Our approach focuses on identifying resources with consistent utilization patterns. Traditional statistical approaches to analyzing interquartile range do not work on noisy real-world data with skewed distributions. We propose a novel algorithm for analyzing historical behavior and identifying resources with consistent and predictable utilization, making them suitable candidates for Reserved Instances (RIs). As a next step, we apply constraints such as tenancy, platform, instance type, location, and instance size to match these resources with the best possible RI options.

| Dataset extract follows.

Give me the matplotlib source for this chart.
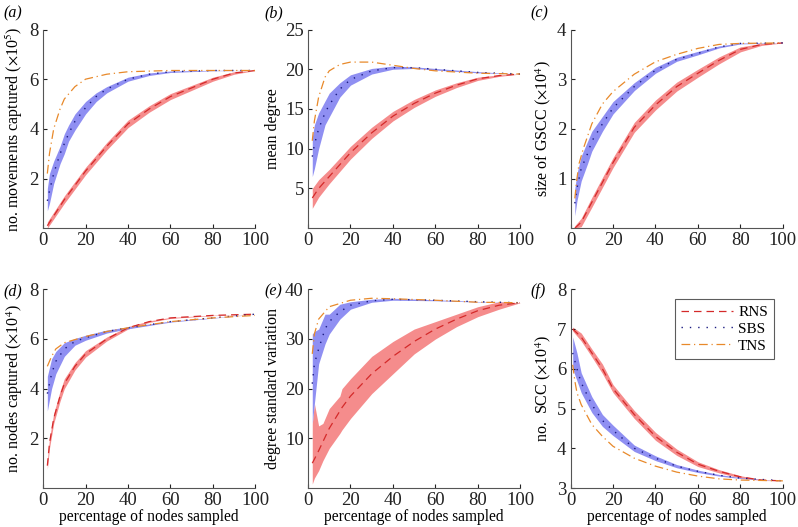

Addressing real-world constraints for cloud spending
When recommending cloud cost optimization strategies, various constraints such as performance, security, and business continuity must be precisely considered to ensure that cost saving does not compromise service quality or regulatory compliance. For instance, the spend on a resource may be reduced by changing its location but it could increase latency or violate regional data compliance laws. Similarly, consolidating resources across different regions could affect compliance with local data protection regulations, and auto-scaling during peak periods could disrupt critical services. Furthermore, when committing to Reserved Instances (RIs), it is important to account for the commitment period, as misjudging workload predictability can result in over-committing to unnecessary resources, leading to potential losses.
Conclusion
Spend anomalies in cloud operations manifest in different ways. These anomalies often go unnoticed with simple handles of data analysis and require comprehensive solutions. Sophisticated analytical solutions do not just optimize the current cloud spend, but also offer better foresight and control of cloud costs.